Countries urgently need to stimulate the recovery of their national food producing capacity, specifically that capacity located in the peasant and family farm sectors. That means public sector budgets, floor prices, credit and other forms of support, and genuine agrarian reform. Land reform is urgently needed in many countries to rebuild the peasant and family farm sectors, whose vocation is growing food for people, since the largest farms and agribusinesses seem to only produce for cars and for export. And many countries need to implement export controls, as a number of governments have done in recent days, to stop the forced exportation of food desperately needed by their own populations.

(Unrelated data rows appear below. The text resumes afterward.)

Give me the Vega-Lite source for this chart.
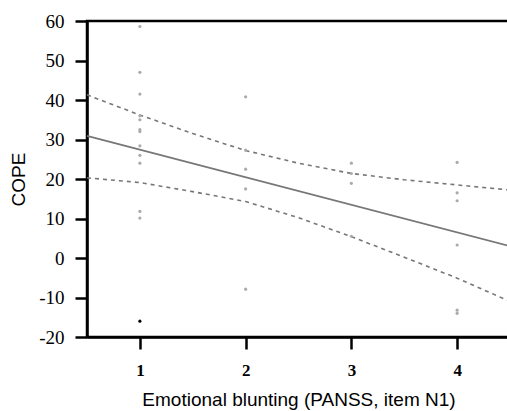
{
  "$schema": "https://vega.github.io/schema/vega-lite/v6.json",
  "autosize": "none",
  "padding": {"left": 87, "top": 21, "right": 0, "bottom": 74},
  "width": 423,
  "height": 316,
  "background": "white",
  "config": {
    "view": {"stroke": "black", "strokeWidth": 2.5},
    "axis": {"grid": false, "ticks": true, "domain": true, "domainColor": "#000000", "domainWidth": 2.5, "domainOpacity": 1, "tickColor": "#000000", "tickOpacity": 1, "tickWidth": 2.5, "tickSize": 12, "labelColor": "#000000", "titleColor": "#000000", "labelOverlap": false, "labelFlush": false, "labelBound": false}
  },
  "datasets": {
    "points": [
      {"x": 1, "y": 58.6, "kind": "regular"},
      {"x": 1, "y": 47, "kind": "regular"},
      {"x": 1, "y": 41.5, "kind": "regular"},
      {"x": 1, "y": 36, "kind": "regular"},
      {"x": 1, "y": 35, "kind": "regular"},
      {"x": 1, "y": 32.5, "kind": "regular"},
      {"x": 1, "y": 32, "kind": "regular"},
      {"x": 1, "y": 28.4, "kind": "regular"},
      {"x": 1, "y": 26, "kind": "regular"},
      {"x": 1, "y": 24, "kind": "regular"},
      {"x": 1, "y": 11.8, "kind": "regular"},
      {"x": 1, "y": 10.1, "kind": "regular"},
      {"x": 1, "y": -16, "kind": "extreme"},
      {"x": 2, "y": 40.8, "kind": "regular"},
      {"x": 2, "y": 27.3, "kind": "regular"},
      {"x": 2, "y": 22.5, "kind": "regular"},
      {"x": 2, "y": 17.5, "kind": "regular"},
      {"x": 2, "y": -7.9, "kind": "regular"},
      {"x": 3, "y": 24, "kind": "regular"},
      {"x": 3, "y": 21.4, "kind": "regular"},
      {"x": 3, "y": 18.9, "kind": "regular"},
      {"x": 3, "y": 5.5, "kind": "regular"},
      {"x": 4, "y": 24.2, "kind": "regular"},
      {"x": 4, "y": 16.5, "kind": "regular"},
      {"x": 4, "y": 14.5, "kind": "regular"},
      {"x": 4, "y": 3.3, "kind": "regular"},
      {"x": 4, "y": -13.2, "kind": "regular"},
      {"x": 4, "y": -14, "kind": "regular"}
    ],
    "fit": [
      {"x": 0.5, "y": 30.9},
      {"x": 4.5, "y": 3.0}
    ],
    "ci": [
      {"x": 0.5, "y": 41.3, "bound": "upper"},
      {"x": 1, "y": 36.2, "bound": "upper"},
      {"x": 1.5, "y": 31.5, "bound": "upper"},
      {"x": 2, "y": 27.2, "bound": "upper"},
      {"x": 2.5, "y": 24, "bound": "upper"},
      {"x": 3, "y": 21.4, "bound": "upper"},
      {"x": 3.5, "y": 19.8, "bound": "upper"},
      {"x": 4, "y": 18.5, "bound": "upper"},
      {"x": 4.5, "y": 17.2, "bound": "upper"},
      {"x": 0.5, "y": 20.3, "bound": "lower"},
      {"x": 1, "y": 19.1, "bound": "lower"},
      {"x": 1.5, "y": 16.8, "bound": "lower"},
      {"x": 2, "y": 14.3, "bound": "lower"},
      {"x": 2.5, "y": 10.2, "bound": "lower"},
      {"x": 3, "y": 5.4, "bound": "lower"},
      {"x": 3.5, "y": 0.2, "bound": "lower"},
      {"x": 4, "y": -5.1, "bound": "lower"},
      {"x": 4.5, "y": -11, "bound": "lower"}
    ]
  },
  "encoding": {
    "x": {"field": "x", "type": "quantitative", "scale": {"domain": [0.5, 4.5], "nice": false, "zero": false},
      "axis": {"values": [1, 2, 3, 4], "format": "d", "ticks": true, "tickColor": "#000000", "tickSize": 12, "tickWidth": 2.5, "title": "Emotional blunting (PANSS, item N1)", "labelFont": "Liberation Serif", "labelFontWeight": "bold", "labelFontSize": 17, "labelPadding": 13, "titleFont": "Liberation Sans", "titleFontSize": 19, "titleFontWeight": "normal", "titlePadding": 12}},
    "y": {"field": "y", "type": "quantitative", "scale": {"domain": [-20, 60], "nice": false, "zero": false},
      "axis": {"values": [-20, -10, 0, 10, 20, 30, 40, 50, 60], "ticks": true, "tickColor": "#000000", "tickSize": 12, "tickWidth": 2.5, "labelExpr": "replace(datum.label, '−', '-')", "title": "COPE", "labelFont": "Liberation Serif", "labelFontSize": 19, "labelPadding": 11, "titleFont": "Liberation Sans", "titleFontSize": 19, "titleFontWeight": "normal", "titlePadding": 10}}
  },
  "layer": [
    {
      "data": {"name": "ci"},
      "mark": {"type": "line", "color": "#777777", "strokeWidth": 1.6, "strokeDash": [4, 4]},
      "encoding": {
        "detail": {"field": "bound", "type": "nominal"}
      }
    },
    {
      "data": {"name": "fit"},
      "mark": {"type": "line", "color": "#777777", "strokeWidth": 1.8},
      "encoding": {}
    },
    {
      "data": {"name": "points"},
      "mark": {"type": "circle", "size": 10, "opacity": 1},
      "encoding": {
        "color": {"field": "kind", "type": "nominal", "scale": {"domain": ["regular", "extreme"], "range": ["#aaaaaa", "#000000"]}, "legend": null}
      }
    }
  ]
}
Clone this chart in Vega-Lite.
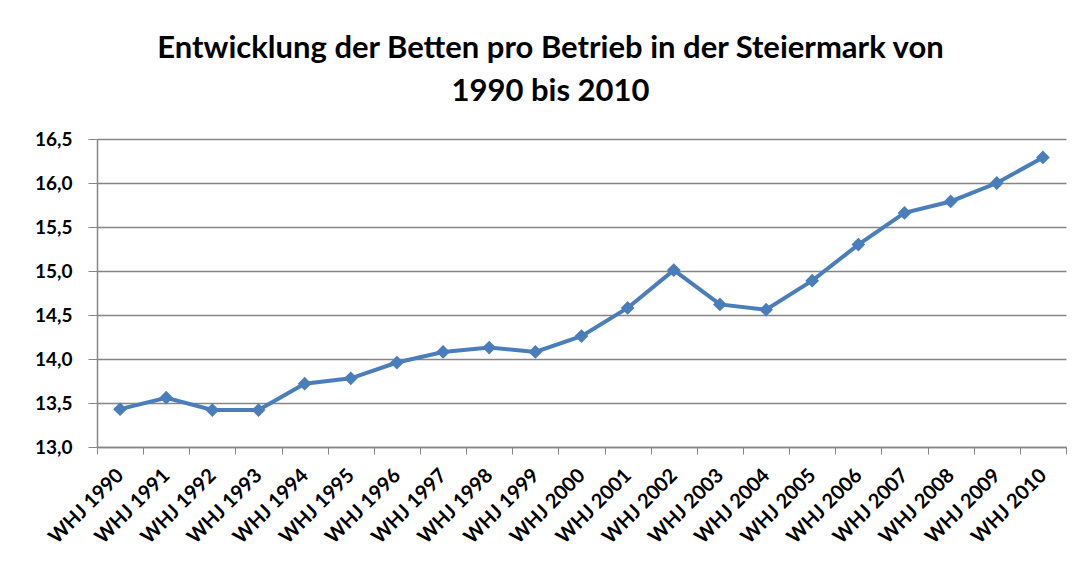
{
  "$schema": "https://vega.github.io/schema/vega-lite/v6.json",
  "width": 969,
  "height": 308,
  "autosize": {"type": "none"},
  "padding": {"left": 97, "top": 139, "right": 9, "bottom": 128},
  "background": "white",
  "title": {
    "text": ["Entwicklung der Betten pro Betrieb in der Steiermark von", "1990 bis 2010"],
    "font": "Lato",
    "fontSize": 31,
    "fontWeight": "bold",
    "color": "#000000",
    "anchor": "middle",
    "dx": -31,
    "lineHeight": 43,
    "offset": 22
  },
  "data": {
    "values": [
      {"jahr": "WHJ 1990", "betten": 13.43},
      {"jahr": "WHJ 1991", "betten": 13.56},
      {"jahr": "WHJ 1992", "betten": 13.42},
      {"jahr": "WHJ 1993", "betten": 13.42},
      {"jahr": "WHJ 1994", "betten": 13.72},
      {"jahr": "WHJ 1995", "betten": 13.78},
      {"jahr": "WHJ 1996", "betten": 13.96},
      {"jahr": "WHJ 1997", "betten": 14.08},
      {"jahr": "WHJ 1998", "betten": 14.13},
      {"jahr": "WHJ 1999", "betten": 14.08},
      {"jahr": "WHJ 2000", "betten": 14.26},
      {"jahr": "WHJ 2001", "betten": 14.58},
      {"jahr": "WHJ 2002", "betten": 15.01},
      {"jahr": "WHJ 2003", "betten": 14.62},
      {"jahr": "WHJ 2004", "betten": 14.56},
      {"jahr": "WHJ 2005", "betten": 14.89},
      {"jahr": "WHJ 2006", "betten": 15.30},
      {"jahr": "WHJ 2007", "betten": 15.66},
      {"jahr": "WHJ 2008", "betten": 15.79},
      {"jahr": "WHJ 2009", "betten": 16.00},
      {"jahr": "WHJ 2010", "betten": 16.29}
    ]
  },
  "encoding": {
    "x": {
      "field": "jahr",
      "type": "nominal",
      "sort": null,
      "scale": {"type": "band", "paddingInner": 0, "paddingOuter": 0},
      "axis": {
        "title": null,
        "labelAngle": -45,
        "labelAlign": "right",
        "labelBaseline": "middle",
        "labelFont": "Lato",
        "labelFontSize": 20,
        "labelFontWeight": "bold",
        "labelColor": "#000000",
        "labelPadding": 18,
        "tickBand": "extent",
        "tickSize": 7,
        "tickColor": "#868686",
        "domainColor": "#868686",
        "domainWidth": 1.5,
        "grid": false
      }
    },
    "y": {
      "field": "betten",
      "type": "quantitative",
      "scale": {"domain": [13, 16.5], "nice": false, "zero": false},
      "axis": {
        "title": null,
        "values": [13, 13.5, 14, 14.5, 15, 15.5, 16, 16.5],
        "labelExpr": "replace(format(datum.value, '.1f'), '.', ',')",
        "labelFont": "Lato",
        "labelFontSize": 19,
        "labelFontWeight": "bold",
        "labelColor": "#000000",
        "labelPadding": 16,
        "tickSize": 9,
        "tickColor": "#868686",
        "domainColor": "#868686",
        "domainWidth": 1.5,
        "grid": true,
        "gridColor": "#868686",
        "gridWidth": 1.3
      }
    }
  },
  "layer": [
    {
      "mark": {"type": "line", "color": "#4A7EBB", "strokeWidth": 4}
    },
    {
      "mark": {"type": "point", "shape": "diamond", "filled": true, "color": "#4A7EBB", "size": 190, "opacity": 1}
    }
  ],
  "config": {
    "view": {"stroke": null}
  }
}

Finally, we must change dominant technological practices in farming, toward an agriculture based on agroecological principles, that is sustainable, and that is based on respect for and is in equilibrium with nature, local cultures, and traditional farming knowledge. It has been scientifically demonstrated that ecological farming systems can be more productive, can better resist drought and other manifestations of climate change, and are more economically sustainable because they use less fossil fuel. We can no longer afford the luxury of food whose price is linked to the price of petroleum, much less whose industrial monoculture production model — with pesticides and GMOs — damages the future productive capacity of our soils.
The time has truly arrived for La Via Campesina and for Food Sovereignty. There is no other real solution to feeding the world, and it is up to each and every one of us to join mobilizations to force the changes in national and international public policy that are so urgently needed.